*STATED PROBLEM:* Leave the pictures out, and retype all of the material exactly as written.
##### DATASET CONTENT
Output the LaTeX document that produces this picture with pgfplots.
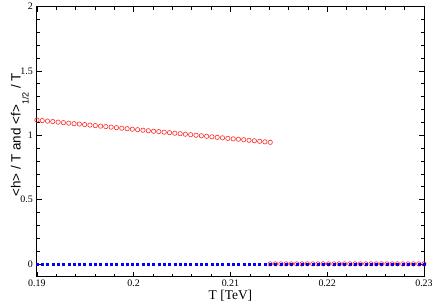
\documentclass[border=0pt]{standalone}
\usepackage{fontspec}
\setmainfont{Liberation Serif}
\newfontfamily\labsans{Liberation Sans}
\usepackage{pgfplots}
\pgfplotsset{compat=1.18}
\begin{document}
\begin{tikzpicture}
\begin{axis}[
  width=389pt, height=271.5pt, scale only axis,
  xmin=0.19, xmax=0.23, ymin=-0.1, ymax=2,
  xtick={0.19,0.2,0.21,0.22,0.23},
  xticklabels={0.19,0.2,0.21,0.22,0.23},
  ytick={0,0.5,1,1.5,2},
  yticklabels={0,0.5,1,1.5,2},
  minor x tick num=4, minor y tick num=4,
  tick align=inside, major tick length=5pt, minor tick length=3pt,
  tick style={black, line width=0.6pt},
  axis line style={line width=0.9pt},
  ticklabel style={font=\fontsize{10}{11}\selectfont},
  /pgf/number format/assume math mode=true,
  xticklabel style={yshift=0pt},
  yticklabel style={xshift=-0.5pt},
  xlabel={T [TeV]},
  xlabel style={font=\fontsize{13.5}{15}\selectfont, at={(axis description cs:0.5,-0.085)}, anchor=base},
  ylabel={\labsans <h> / T and <f>\raisebox{-8pt}{\fontsize{9}{10}\selectfont 1/2} / T},
  ylabel style={font=\fontsize{13.5}{16}\selectfont, at={(axis description cs:-0.042,0.525)}, anchor=base, inner xsep=0pt, inner ysep=11pt},
  clip=false,
]
% red circles: nonzero branch
\addplot[only marks, mark=o, mark size=2.2pt, color=red!85!white, mark options={line width=0.6pt}] coordinates {
(0.19000,1.118) (0.19055,1.114) (0.19110,1.110) (0.19164,1.106) (0.19219,1.102)
(0.19274,1.098) (0.19329,1.094) (0.19384,1.090) (0.19438,1.087) (0.19493,1.083)
(0.19548,1.079) (0.19603,1.075) (0.19658,1.071) (0.19712,1.067) (0.19767,1.063)
(0.19822,1.059) (0.19877,1.055) (0.19932,1.051) (0.19986,1.047) (0.20041,1.043)
(0.20096,1.039) (0.20151,1.035) (0.20206,1.031) (0.20260,1.028) (0.20315,1.024)
(0.20370,1.020) (0.20425,1.016) (0.20480,1.012) (0.20534,1.008) (0.20589,1.004)
(0.20644,1.000) (0.20699,0.996) (0.20754,0.992) (0.20808,0.988) (0.20863,0.984)
(0.20918,0.980) (0.20973,0.976) (0.21028,0.972) (0.21082,0.969) (0.21137,0.965)
(0.21192,0.961) (0.21247,0.957) (0.21302,0.953) (0.21356,0.949) (0.21411,0.945)
};
% red circles: zero branch
\addplot[only marks, mark=o, mark size=2.2pt, color=red!85!white, mark options={line width=0.6pt}] coordinates {
(0.21411,0) (0.21466,0) (0.21521,0) (0.21576,0) (0.21630,0) (0.21685,0)
(0.21740,0) (0.21795,0) (0.21850,0) (0.21904,0) (0.21959,0) (0.22014,0)
(0.22069,0) (0.22124,0) (0.22178,0) (0.22233,0) (0.22288,0) (0.22343,0)
(0.22398,0) (0.22452,0) (0.22507,0) (0.22562,0) (0.22617,0) (0.22672,0)
(0.22726,0) (0.22781,0) (0.22836,0) (0.22891,0) (0.22946,0) (0.23000,0)
};
% blue dots
\addplot[only marks, mark=square*, mark size=1.0pt, color=blue] coordinates {
(0.19000,0) (0.19055,0) (0.19110,0) (0.19164,0) (0.19219,0) (0.19274,0)
(0.19329,0) (0.19384,0) (0.19438,0) (0.19493,0) (0.19548,0) (0.19603,0)
(0.19658,0) (0.19712,0) (0.19767,0) (0.19822,0) (0.19877,0) (0.19932,0)
(0.19986,0) (0.20041,0) (0.20096,0) (0.20151,0) (0.20206,0) (0.20260,0)
(0.20315,0) (0.20370,0) (0.20425,0) (0.20480,0) (0.20534,0) (0.20589,0)
(0.20644,0) (0.20699,0) (0.20754,0) (0.20808,0) (0.20863,0) (0.20918,0)
(0.20973,0) (0.21028,0) (0.21082,0) (0.21137,0) (0.21192,0) (0.21247,0)
(0.21302,0) (0.21356,0) (0.21411,0) (0.21466,0) (0.21521,0) (0.21576,0)
(0.21630,0) (0.21685,0) (0.21740,0) (0.21795,0) (0.21850,0) (0.21904,0)
(0.21959,0) (0.22014,0) (0.22069,0) (0.22124,0) (0.22178,0) (0.22233,0)
(0.22288,0) (0.22343,0) (0.22398,0) (0.22452,0) (0.22507,0) (0.22562,0)
(0.22617,0) (0.22672,0) (0.22726,0) (0.22781,0) (0.22836,0) (0.22891,0)
(0.22946,0) (0.23000,0)
};
\end{axis}
\end{tikzpicture}
\end{document}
##########
*TASK SOLUTION:*
Output the LaTeX document that produces this picture with pgfplots.
\documentclass[border=0pt]{standalone}
\usepackage{fontspec}
\setmainfont{Liberation Serif}
\newfontfamily\labsans{Liberation Sans}
\usepackage{pgfplots}
\pgfplotsset{compat=1.18}
\begin{document}
\begin{tikzpicture}
\begin{axis}[
  width=389pt, height=271.5pt, scale only axis,
  xmin=0.19, xmax=0.23, ymin=-0.1, ymax=2,
  xtick={0.19,0.2,0.21,0.22,0.23},
  xticklabels={0.19,0.2,0.21,0.22,0.23},
  ytick={0,0.5,1,1.5,2},
  yticklabels={0,0.5,1,1.5,2},
  minor x tick num=4, minor y tick num=4,
  tick align=inside, major tick length=5pt, minor tick length=3pt,
  tick style={black, line width=0.6pt},
  axis line style={line width=0.9pt},
  ticklabel style={font=\fontsize{10}{11}\selectfont},
  /pgf/number format/assume math mode=true,
  xticklabel style={yshift=0pt},
  yticklabel style={xshift=-0.5pt},
  xlabel={T [TeV]},
  xlabel style={font=\fontsize{13.5}{15}\selectfont, at={(axis description cs:0.5,-0.085)}, anchor=base},
  ylabel={\labsans <h> / T and <f>\raisebox{-8pt}{\fontsize{9}{10}\selectfont 1/2} / T},
  ylabel style={font=\fontsize{13.5}{16}\selectfont, at={(axis description cs:-0.042,0.525)}, anchor=base, inner xsep=0pt, inner ysep=11pt},
  clip=false,
]
% red circles: nonzero branch
\addplot[only marks, mark=o, mark size=2.2pt, color=red!85!white, mark options={line width=0.6pt}] coordinates {
(0.19000,1.118) (0.19055,1.114) (0.19110,1.110) (0.19164,1.106) (0.19219,1.102)
(0.19274,1.098) (0.19329,1.094) (0.19384,1.090) (0.19438,1.087) (0.19493,1.083)
(0.19548,1.079) (0.19603,1.075) (0.19658,1.071) (0.19712,1.067) (0.19767,1.063)
(0.19822,1.059) (0.19877,1.055) (0.19932,1.051) (0.19986,1.047) (0.20041,1.043)
(0.20096,1.039) (0.20151,1.035) (0.20206,1.031) (0.20260,1.028) (0.20315,1.024)
(0.20370,1.020) (0.20425,1.016) (0.20480,1.012) (0.20534,1.008) (0.20589,1.004)
(0.20644,1.000) (0.20699,0.996) (0.20754,0.992) (0.20808,0.988) (0.20863,0.984)
(0.20918,0.980) (0.20973,0.976) (0.21028,0.972) (0.21082,0.969) (0.21137,0.965)
(0.21192,0.961) (0.21247,0.957) (0.21302,0.953) (0.21356,0.949) (0.21411,0.945)
};
% red circles: zero branch
\addplot[only marks, mark=o, mark size=2.2pt, color=red!85!white, mark options={line width=0.6pt}] coordinates {
(0.21411,0) (0.21466,0) (0.21521,0) (0.21576,0) (0.21630,0) (0.21685,0)
(0.21740,0) (0.21795,0) (0.21850,0) (0.21904,0) (0.21959,0) (0.22014,0)
(0.22069,0) (0.22124,0) (0.22178,0) (0.22233,0) (0.22288,0) (0.22343,0)
(0.22398,0) (0.22452,0) (0.22507,0) (0.22562,0) (0.22617,0) (0.22672,0)
(0.22726,0) (0.22781,0) (0.22836,0) (0.22891,0) (0.22946,0) (0.23000,0)
};
% blue dots
\addplot[only marks, mark=square*, mark size=1.0pt, color=blue] coordinates {
(0.19000,0) (0.19055,0) (0.19110,0) (0.19164,0) (0.19219,0) (0.19274,0)
(0.19329,0) (0.19384,0) (0.19438,0) (0.19493,0) (0.19548,0) (0.19603,0)
(0.19658,0) (0.19712,0) (0.19767,0) (0.19822,0) (0.19877,0) (0.19932,0)
(0.19986,0) (0.20041,0) (0.20096,0) (0.20151,0) (0.20206,0) (0.20260,0)
(0.20315,0) (0.20370,0) (0.20425,0) (0.20480,0) (0.20534,0) (0.20589,0)
(0.20644,0) (0.20699,0) (0.20754,0) (0.20808,0) (0.20863,0) (0.20918,0)
(0.20973,0) (0.21028,0) (0.21082,0) (0.21137,0) (0.21192,0) (0.21247,0)
(0.21302,0) (0.21356,0) (0.21411,0) (0.21466,0) (0.21521,0) (0.21576,0)
(0.21630,0) (0.21685,0) (0.21740,0) (0.21795,0) (0.21850,0) (0.21904,0)
(0.21959,0) (0.22014,0) (0.22069,0) (0.22124,0) (0.22178,0) (0.22233,0)
(0.22288,0) (0.22343,0) (0.22398,0) (0.22452,0) (0.22507,0) (0.22562,0)
(0.22617,0) (0.22672,0) (0.22726,0) (0.22781,0) (0.22836,0) (0.22891,0)
(0.22946,0) (0.23000,0)
};
\end{axis}
\end{tikzpicture}
\end{document}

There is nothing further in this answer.